Страница 28 из 34
Внешней связи с Церковью, как и хлысты, беседники не разрывают: усердно посещают богослужения, говеют, с уважением относятся к православному духовенству и т. п. Замечают, впрочем, что, стоя в храме, беседники большей частью спят и громко зевают; некоторые стоят рассеянно, блуждая глазами по сторонам.
По внешнему своему виду беседники ничем не отличаются от хлыстов: мужчины носят белые холщовые или коленкоровые рубахи, шаровары такие же и лапти или туфли, а женщины белые рубахи, синие сарафаны с широкими мышками, беленькие платочки и красные пояски.
Общие замечания о беседничестве
Беседничество представляет собою как бы несколько реформированное и упрощенное хлыстовство и в некоторых пунктах сходится с шалопутством. От хлыстовства оно существенно отличается тем, что не разделяет основного положения в хлыстовских верованиях, именно – учения о предсуществовании душ и их перевоплощении, равно как и учения о воплощении Христа. Вследствие этого беседники совершенно иначе смотрят на своих «дяденек», чем хлысты. По их верованиям, ни Бог, ни Христос не воплощаются своим существом в людей, а только благочестивыми людьми духовно воспринимаются. Как мы видели, беседники не веруют в своих «дядек», как в действительных «христов» или «пророков», а только обозначают их этими названиями по степени их «святости» и нравственного совершенства. Поэтому у них и «богородицами» могут быть мужчины. В этом отношении, отстав от хлыстов, беседники в своих верованиях сходятся с шалопутами.
Иначе, впрочем, и быть не могло. В своем учении о Боге они сделали логически последовательный вывод из посылок хлыстовского вероучения: они пришли уже к явному атеизму или безбожию. «Вне человека Бога нет, учат беседники, его нет даже в храме, когда там не бывает людей». Ясно, что на место Бога здесь поставляется человек. Бытия Бога как существа самобытного и самостоятельного беседники не признают. По этой причине в числе их заповедей уже нет и заповеди, повелевающей веровать в Бога; такой веры беседники требуют только в своих «пророков», «христов», «богородиц», «архангелов», в тех людей, которые ими поставлены на место Бога и которых они зовут «живыми богами» в противоположность богу мертвому, несуществующему. Таким образом, беседникам и нельзя уже было веровать в то, что Бог существом своим вселяется в человека.
Беседники отличаются от хлыстов тем, что хотя и признают важное значение за девством и безбрачием, но не отвергают и брака. У них уже нет заповеди Данилы Филипповича: «Женатые разженитесь», они не требуют, как хлысты, чтобы члены их общины бросали своих жен и расторгали браки. Это объясняется тем, что, по крайней мере, на первых порах существования беседнической секты ее члены не допускали радений и резко осуждали разврат и «свальный грех».

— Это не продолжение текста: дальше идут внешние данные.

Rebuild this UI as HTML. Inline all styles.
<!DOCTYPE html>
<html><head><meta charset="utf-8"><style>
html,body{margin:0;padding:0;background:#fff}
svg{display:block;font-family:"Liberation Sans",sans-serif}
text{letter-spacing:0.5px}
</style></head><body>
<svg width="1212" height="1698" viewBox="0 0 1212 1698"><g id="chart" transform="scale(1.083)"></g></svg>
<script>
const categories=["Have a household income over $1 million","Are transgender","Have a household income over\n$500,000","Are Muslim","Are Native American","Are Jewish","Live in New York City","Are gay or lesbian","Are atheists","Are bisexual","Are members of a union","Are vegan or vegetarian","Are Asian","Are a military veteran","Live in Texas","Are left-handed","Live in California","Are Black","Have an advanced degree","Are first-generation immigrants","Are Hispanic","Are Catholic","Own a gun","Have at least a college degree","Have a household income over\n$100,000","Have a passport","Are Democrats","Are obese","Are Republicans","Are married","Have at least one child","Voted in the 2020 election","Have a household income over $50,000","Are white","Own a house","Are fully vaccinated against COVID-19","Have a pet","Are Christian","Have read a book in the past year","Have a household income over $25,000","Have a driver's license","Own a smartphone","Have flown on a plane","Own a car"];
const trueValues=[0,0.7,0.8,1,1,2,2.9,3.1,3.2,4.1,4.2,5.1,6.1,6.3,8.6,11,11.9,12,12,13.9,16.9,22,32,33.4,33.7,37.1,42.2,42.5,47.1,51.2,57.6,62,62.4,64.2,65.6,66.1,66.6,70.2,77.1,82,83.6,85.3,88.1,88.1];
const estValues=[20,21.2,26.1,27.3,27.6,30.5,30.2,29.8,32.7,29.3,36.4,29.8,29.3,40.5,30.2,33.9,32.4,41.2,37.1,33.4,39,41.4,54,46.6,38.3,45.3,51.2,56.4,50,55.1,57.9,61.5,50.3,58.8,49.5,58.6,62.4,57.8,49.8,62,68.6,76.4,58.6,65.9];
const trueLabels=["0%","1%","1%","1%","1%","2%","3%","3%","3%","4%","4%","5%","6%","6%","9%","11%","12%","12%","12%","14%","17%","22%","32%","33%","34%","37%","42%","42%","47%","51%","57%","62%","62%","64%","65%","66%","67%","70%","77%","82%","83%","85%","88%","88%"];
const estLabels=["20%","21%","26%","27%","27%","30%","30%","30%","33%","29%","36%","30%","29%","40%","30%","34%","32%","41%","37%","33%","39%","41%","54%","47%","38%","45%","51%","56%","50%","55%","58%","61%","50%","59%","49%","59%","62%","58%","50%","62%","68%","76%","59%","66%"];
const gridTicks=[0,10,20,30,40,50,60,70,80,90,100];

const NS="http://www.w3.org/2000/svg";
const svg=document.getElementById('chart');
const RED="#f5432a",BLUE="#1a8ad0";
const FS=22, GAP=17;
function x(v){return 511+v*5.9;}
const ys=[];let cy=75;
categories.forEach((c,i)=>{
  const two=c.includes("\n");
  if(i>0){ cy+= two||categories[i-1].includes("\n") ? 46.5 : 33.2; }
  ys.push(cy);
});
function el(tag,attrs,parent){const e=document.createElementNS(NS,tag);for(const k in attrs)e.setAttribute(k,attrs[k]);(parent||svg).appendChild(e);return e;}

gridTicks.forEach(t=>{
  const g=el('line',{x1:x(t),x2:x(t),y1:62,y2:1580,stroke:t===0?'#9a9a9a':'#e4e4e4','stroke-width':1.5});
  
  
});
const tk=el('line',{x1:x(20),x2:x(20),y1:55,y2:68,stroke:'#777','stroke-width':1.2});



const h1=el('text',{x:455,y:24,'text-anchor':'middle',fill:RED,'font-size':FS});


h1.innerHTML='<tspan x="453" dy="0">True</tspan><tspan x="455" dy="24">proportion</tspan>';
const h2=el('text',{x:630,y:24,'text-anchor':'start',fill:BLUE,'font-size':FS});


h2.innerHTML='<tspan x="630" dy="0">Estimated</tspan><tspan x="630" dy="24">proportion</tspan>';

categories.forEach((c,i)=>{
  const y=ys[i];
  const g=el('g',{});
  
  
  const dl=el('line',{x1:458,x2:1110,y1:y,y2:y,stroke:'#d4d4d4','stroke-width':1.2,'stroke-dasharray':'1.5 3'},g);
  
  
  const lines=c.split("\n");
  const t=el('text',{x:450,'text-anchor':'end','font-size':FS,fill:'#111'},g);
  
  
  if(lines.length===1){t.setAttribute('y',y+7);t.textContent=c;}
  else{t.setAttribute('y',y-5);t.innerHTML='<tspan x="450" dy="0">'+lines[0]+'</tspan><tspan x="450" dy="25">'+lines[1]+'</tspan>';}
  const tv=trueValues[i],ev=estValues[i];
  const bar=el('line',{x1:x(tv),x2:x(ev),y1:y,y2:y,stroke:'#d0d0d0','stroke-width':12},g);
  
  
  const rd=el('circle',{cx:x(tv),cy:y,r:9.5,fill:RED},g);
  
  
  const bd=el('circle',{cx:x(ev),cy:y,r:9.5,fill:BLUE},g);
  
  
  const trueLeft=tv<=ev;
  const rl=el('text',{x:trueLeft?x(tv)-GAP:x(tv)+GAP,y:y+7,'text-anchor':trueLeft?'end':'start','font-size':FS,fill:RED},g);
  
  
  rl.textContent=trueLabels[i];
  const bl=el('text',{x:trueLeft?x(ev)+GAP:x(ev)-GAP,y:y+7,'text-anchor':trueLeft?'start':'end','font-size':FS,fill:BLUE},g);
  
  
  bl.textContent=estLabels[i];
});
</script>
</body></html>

С шалопутами беседники сходятся и в том, что придают особенное значение посту как средству нравственного самоусовершенствования: как шалопуты, так и беседники утверждают, что для достижения божеского достоинства, то есть наивысшего нравственного совершенства, необходимо «залечь на сорокадневный пост». В связи с этим нельзя не отметить еще одной особенности у беседников, которою они отличаются от хлыстов, хотя она, по-видимому, и незначительна. Беседники осуждают всякого рода лакомство, не позволяя даже грызть подсолнухи, хлысты же, напротив, настолько любят сладкое, что простонародье их даже называет «сладкоядцами»; а приходские священники по продаже пряников в сельской лавке узнают о дне хлыстовских радений.
Литература
Урбанский Алексей, свящ. Мое первое знакомство с беседниками (Мисс. обозр. 1900. Сентябрь).
Он же. Беседа со лжехристом беседником (Мисс. обозр. 1904. II).
Он же. К истории секты беседников (Мисс. обозр. 1907 г. № 5, 9).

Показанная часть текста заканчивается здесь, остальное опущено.